__WHAT IS EXPECTED__
Each line below must be set down exactly; omit any image you find.

** Start DATASET EXCERPT **

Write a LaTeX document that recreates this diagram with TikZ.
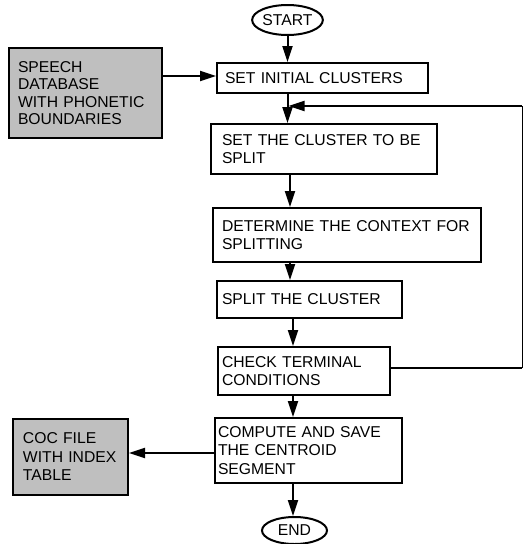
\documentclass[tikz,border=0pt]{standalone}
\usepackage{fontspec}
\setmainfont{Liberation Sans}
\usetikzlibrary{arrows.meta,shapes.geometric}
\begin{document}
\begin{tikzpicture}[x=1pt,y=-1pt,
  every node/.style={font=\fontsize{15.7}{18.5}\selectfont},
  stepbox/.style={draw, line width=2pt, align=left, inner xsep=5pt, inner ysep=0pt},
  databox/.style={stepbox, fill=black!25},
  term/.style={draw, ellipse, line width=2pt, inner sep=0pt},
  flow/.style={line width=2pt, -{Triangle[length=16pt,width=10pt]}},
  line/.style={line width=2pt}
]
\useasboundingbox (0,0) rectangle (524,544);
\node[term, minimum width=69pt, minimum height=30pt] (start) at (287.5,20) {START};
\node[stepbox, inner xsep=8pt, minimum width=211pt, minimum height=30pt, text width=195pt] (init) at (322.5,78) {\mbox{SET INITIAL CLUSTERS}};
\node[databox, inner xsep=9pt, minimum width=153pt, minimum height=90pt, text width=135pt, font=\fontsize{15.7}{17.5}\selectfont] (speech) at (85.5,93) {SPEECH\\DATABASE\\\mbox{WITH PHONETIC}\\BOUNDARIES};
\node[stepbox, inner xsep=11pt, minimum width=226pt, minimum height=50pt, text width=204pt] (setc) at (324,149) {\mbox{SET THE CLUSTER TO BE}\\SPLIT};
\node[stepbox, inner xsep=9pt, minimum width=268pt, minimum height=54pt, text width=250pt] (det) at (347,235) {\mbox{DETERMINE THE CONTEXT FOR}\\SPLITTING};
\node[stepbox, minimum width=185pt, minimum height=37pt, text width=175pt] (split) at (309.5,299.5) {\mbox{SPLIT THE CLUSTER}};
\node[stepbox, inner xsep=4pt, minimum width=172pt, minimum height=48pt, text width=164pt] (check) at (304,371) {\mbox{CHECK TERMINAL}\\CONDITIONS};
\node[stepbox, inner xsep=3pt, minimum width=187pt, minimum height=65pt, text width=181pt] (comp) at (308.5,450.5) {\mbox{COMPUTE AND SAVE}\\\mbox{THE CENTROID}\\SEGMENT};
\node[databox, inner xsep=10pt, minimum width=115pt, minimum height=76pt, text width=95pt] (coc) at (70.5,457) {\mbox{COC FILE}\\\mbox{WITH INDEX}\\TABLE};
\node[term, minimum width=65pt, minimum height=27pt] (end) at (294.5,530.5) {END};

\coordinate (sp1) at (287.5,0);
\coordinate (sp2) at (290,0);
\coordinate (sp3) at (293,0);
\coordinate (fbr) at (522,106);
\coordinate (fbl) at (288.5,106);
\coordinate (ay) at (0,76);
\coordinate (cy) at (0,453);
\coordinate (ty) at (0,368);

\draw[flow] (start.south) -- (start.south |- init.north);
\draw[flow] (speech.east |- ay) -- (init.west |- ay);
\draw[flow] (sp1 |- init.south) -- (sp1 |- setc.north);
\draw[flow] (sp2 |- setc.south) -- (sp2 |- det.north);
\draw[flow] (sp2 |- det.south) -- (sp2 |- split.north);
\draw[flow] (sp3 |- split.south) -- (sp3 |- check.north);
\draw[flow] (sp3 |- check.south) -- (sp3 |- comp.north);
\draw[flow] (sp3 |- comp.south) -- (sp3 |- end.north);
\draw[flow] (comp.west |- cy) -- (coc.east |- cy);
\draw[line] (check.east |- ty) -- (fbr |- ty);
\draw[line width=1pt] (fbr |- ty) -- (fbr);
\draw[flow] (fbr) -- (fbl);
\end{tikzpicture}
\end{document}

** End DATASET EXCERPT **

__RESPONSE TO THE TASK__
Write a LaTeX document that recreates this diagram with TikZ.
\documentclass[tikz,border=0pt]{standalone}
\usepackage{fontspec}
\setmainfont{Liberation Sans}
\usetikzlibrary{arrows.meta,shapes.geometric}
\begin{document}
\begin{tikzpicture}[x=1pt,y=-1pt,
  every node/.style={font=\fontsize{15.7}{18.5}\selectfont},
  stepbox/.style={draw, line width=2pt, align=left, inner xsep=5pt, inner ysep=0pt},
  databox/.style={stepbox, fill=black!25},
  term/.style={draw, ellipse, line width=2pt, inner sep=0pt},
  flow/.style={line width=2pt, -{Triangle[length=16pt,width=10pt]}},
  line/.style={line width=2pt}
]
\useasboundingbox (0,0) rectangle (524,544);
\node[term, minimum width=69pt, minimum height=30pt] (start) at (287.5,20) {START};
\node[stepbox, inner xsep=8pt, minimum width=211pt, minimum height=30pt, text width=195pt] (init) at (322.5,78) {\mbox{SET INITIAL CLUSTERS}};
\node[databox, inner xsep=9pt, minimum width=153pt, minimum height=90pt, text width=135pt, font=\fontsize{15.7}{17.5}\selectfont] (speech) at (85.5,93) {SPEECH\\DATABASE\\\mbox{WITH PHONETIC}\\BOUNDARIES};
\node[stepbox, inner xsep=11pt, minimum width=226pt, minimum height=50pt, text width=204pt] (setc) at (324,149) {\mbox{SET THE CLUSTER TO BE}\\SPLIT};
\node[stepbox, inner xsep=9pt, minimum width=268pt, minimum height=54pt, text width=250pt] (det) at (347,235) {\mbox{DETERMINE THE CONTEXT FOR}\\SPLITTING};
\node[stepbox, minimum width=185pt, minimum height=37pt, text width=175pt] (split) at (309.5,299.5) {\mbox{SPLIT THE CLUSTER}};
\node[stepbox, inner xsep=4pt, minimum width=172pt, minimum height=48pt, text width=164pt] (check) at (304,371) {\mbox{CHECK TERMINAL}\\CONDITIONS};
\node[stepbox, inner xsep=3pt, minimum width=187pt, minimum height=65pt, text width=181pt] (comp) at (308.5,450.5) {\mbox{COMPUTE AND SAVE}\\\mbox{THE CENTROID}\\SEGMENT};
\node[databox, inner xsep=10pt, minimum width=115pt, minimum height=76pt, text width=95pt] (coc) at (70.5,457) {\mbox{COC FILE}\\\mbox{WITH INDEX}\\TABLE};
\node[term, minimum width=65pt, minimum height=27pt] (end) at (294.5,530.5) {END};

\coordinate (sp1) at (287.5,0);
\coordinate (sp2) at (290,0);
\coordinate (sp3) at (293,0);
\coordinate (fbr) at (522,106);
\coordinate (fbl) at (288.5,106);
\coordinate (ay) at (0,76);
\coordinate (cy) at (0,453);
\coordinate (ty) at (0,368);

\draw[flow] (start.south) -- (start.south |- init.north);
\draw[flow] (speech.east |- ay) -- (init.west |- ay);
\draw[flow] (sp1 |- init.south) -- (sp1 |- setc.north);
\draw[flow] (sp2 |- setc.south) -- (sp2 |- det.north);
\draw[flow] (sp2 |- det.south) -- (sp2 |- split.north);
\draw[flow] (sp3 |- split.south) -- (sp3 |- check.north);
\draw[flow] (sp3 |- check.south) -- (sp3 |- comp.north);
\draw[flow] (sp3 |- comp.south) -- (sp3 |- end.north);
\draw[flow] (comp.west |- cy) -- (coc.east |- cy);
\draw[line] (check.east |- ty) -- (fbr |- ty);
\draw[line width=1pt] (fbr |- ty) -- (fbr);
\draw[flow] (fbr) -- (fbl);
\end{tikzpicture}
\end{document}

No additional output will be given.